[THE TASK] Show every line containing "chart" by copying it.

[SUPPLIED INFORMATION]
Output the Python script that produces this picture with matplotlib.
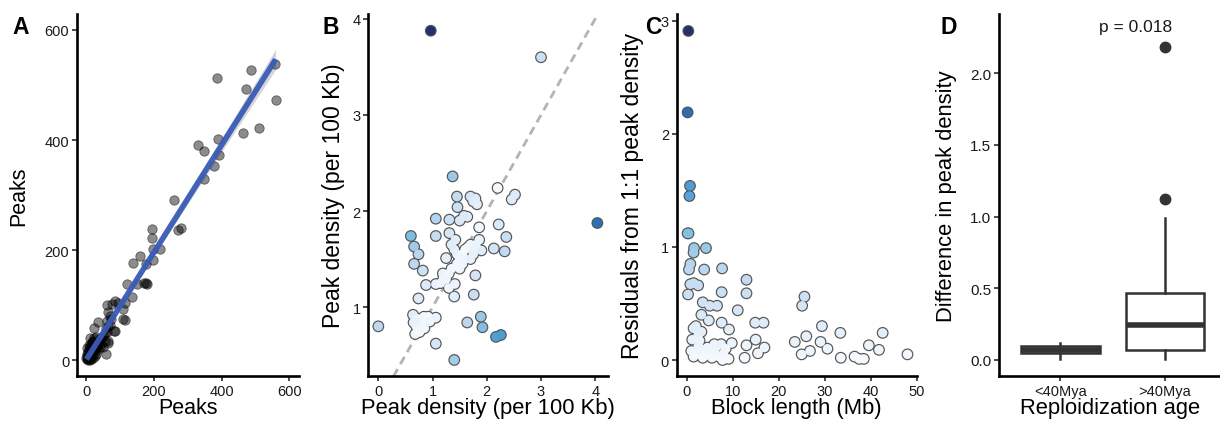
==
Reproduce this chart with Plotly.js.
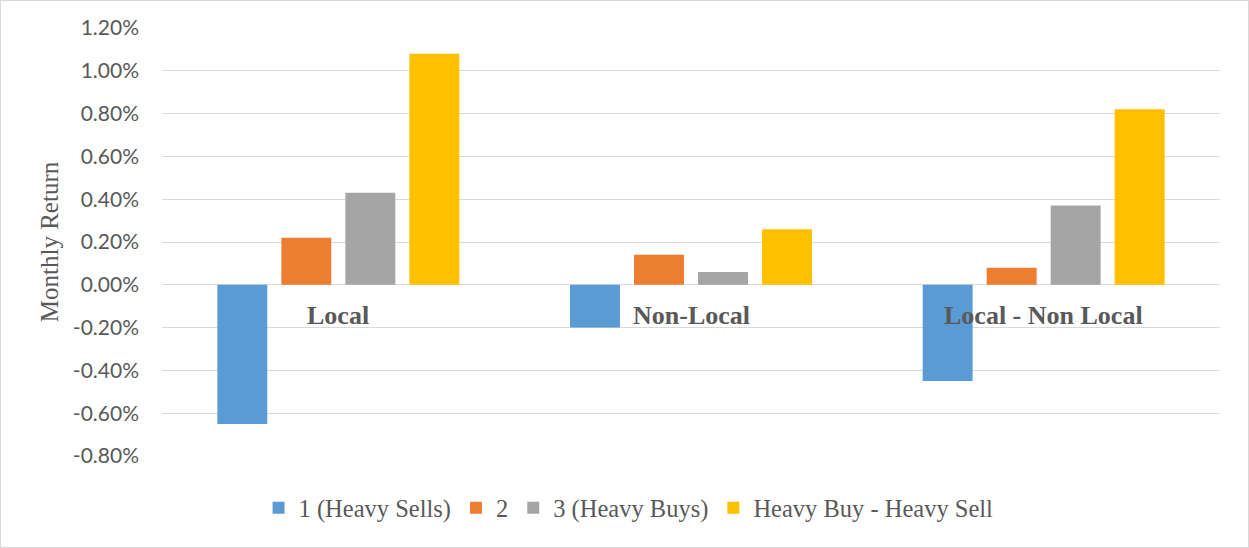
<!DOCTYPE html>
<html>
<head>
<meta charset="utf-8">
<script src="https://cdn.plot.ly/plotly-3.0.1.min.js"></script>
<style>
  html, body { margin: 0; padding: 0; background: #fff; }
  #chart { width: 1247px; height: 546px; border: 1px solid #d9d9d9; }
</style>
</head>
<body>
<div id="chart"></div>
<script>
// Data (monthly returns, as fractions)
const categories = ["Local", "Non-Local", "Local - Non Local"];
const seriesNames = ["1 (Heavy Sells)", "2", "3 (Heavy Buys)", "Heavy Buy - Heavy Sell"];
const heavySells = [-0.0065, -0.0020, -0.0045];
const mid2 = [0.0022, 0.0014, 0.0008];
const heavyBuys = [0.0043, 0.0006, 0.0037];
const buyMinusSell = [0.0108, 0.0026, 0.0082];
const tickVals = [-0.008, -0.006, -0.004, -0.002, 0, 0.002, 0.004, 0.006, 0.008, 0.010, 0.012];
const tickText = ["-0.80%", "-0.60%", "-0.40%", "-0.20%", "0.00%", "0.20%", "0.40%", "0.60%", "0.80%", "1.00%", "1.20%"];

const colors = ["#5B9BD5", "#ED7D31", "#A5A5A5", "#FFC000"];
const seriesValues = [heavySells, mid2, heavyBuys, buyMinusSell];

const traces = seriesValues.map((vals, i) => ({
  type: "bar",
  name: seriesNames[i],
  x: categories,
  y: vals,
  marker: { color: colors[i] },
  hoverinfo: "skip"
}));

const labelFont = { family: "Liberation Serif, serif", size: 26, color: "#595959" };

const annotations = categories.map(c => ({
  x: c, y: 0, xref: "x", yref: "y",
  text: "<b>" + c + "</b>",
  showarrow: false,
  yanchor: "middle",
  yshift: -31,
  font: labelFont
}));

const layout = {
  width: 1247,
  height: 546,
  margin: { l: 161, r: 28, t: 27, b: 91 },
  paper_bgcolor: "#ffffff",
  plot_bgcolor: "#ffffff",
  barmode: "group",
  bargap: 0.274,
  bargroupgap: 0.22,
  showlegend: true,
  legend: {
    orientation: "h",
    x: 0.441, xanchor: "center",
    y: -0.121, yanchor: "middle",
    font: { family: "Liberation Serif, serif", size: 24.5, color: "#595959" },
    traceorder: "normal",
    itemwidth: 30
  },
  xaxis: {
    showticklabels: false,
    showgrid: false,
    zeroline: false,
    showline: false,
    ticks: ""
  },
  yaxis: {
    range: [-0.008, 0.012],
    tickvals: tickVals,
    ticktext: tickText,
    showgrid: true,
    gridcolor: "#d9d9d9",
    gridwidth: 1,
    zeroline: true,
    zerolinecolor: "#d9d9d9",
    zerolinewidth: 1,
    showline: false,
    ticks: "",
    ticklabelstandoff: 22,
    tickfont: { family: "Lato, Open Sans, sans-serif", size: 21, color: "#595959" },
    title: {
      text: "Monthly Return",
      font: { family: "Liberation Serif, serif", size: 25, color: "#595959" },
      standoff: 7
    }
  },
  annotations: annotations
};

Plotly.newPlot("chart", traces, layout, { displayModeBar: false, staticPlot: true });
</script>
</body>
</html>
...
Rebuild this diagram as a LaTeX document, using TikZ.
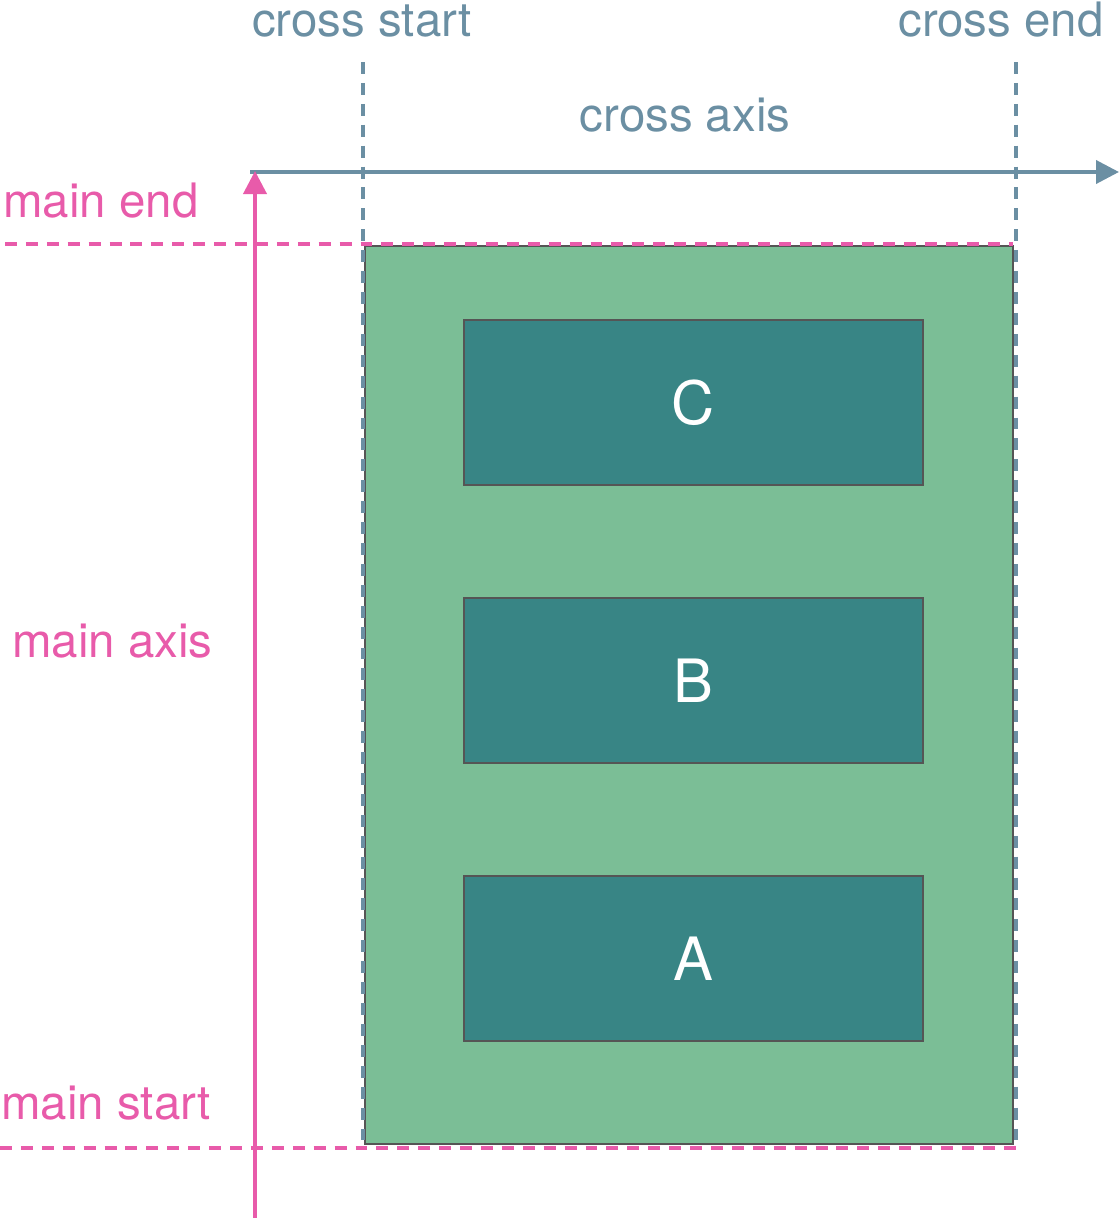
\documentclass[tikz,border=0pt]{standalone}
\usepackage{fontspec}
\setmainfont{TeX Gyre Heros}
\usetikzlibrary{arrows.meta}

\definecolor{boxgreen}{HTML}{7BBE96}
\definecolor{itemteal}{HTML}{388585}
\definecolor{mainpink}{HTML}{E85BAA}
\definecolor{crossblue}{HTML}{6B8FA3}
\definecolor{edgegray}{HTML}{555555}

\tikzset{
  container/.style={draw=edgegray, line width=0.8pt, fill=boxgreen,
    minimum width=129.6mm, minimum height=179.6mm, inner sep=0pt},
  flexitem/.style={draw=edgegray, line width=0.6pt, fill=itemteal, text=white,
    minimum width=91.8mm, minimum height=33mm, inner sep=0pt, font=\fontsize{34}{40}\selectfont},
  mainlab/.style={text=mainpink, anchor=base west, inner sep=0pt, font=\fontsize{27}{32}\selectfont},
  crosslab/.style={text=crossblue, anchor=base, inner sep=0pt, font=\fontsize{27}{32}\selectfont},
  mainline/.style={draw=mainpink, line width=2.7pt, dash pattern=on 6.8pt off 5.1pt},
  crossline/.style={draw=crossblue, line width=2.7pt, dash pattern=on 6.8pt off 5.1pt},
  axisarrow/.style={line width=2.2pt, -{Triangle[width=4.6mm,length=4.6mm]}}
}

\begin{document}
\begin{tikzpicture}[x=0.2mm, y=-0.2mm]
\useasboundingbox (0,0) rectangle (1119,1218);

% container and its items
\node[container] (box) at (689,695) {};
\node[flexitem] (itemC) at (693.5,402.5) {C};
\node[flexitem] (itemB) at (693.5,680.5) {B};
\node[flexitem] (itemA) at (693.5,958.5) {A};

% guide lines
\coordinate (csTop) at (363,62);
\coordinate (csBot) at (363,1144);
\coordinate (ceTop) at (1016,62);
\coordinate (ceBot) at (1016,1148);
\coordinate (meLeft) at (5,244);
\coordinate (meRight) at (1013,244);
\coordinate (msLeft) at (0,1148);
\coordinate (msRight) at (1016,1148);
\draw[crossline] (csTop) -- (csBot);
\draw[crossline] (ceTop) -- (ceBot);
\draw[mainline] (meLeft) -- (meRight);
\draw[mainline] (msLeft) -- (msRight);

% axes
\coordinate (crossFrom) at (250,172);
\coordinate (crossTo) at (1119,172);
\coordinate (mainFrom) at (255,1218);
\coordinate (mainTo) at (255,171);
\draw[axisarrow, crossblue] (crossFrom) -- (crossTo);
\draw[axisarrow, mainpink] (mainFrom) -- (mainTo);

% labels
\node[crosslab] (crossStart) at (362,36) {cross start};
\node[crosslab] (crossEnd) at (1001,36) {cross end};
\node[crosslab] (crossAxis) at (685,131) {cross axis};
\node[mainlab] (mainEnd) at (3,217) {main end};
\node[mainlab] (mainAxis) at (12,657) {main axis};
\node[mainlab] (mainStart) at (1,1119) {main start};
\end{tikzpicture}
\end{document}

[RESPONSE TO THIS EXERCISE]
Reproduce this chart with Plotly.js.
  #chart { width: 1247px; height: 546px; border: 1px solid #d9d9d9; }
<div id="chart"></div>
Plotly.newPlot("chart", traces, layout, { displayModeBar: false, staticPlot: true });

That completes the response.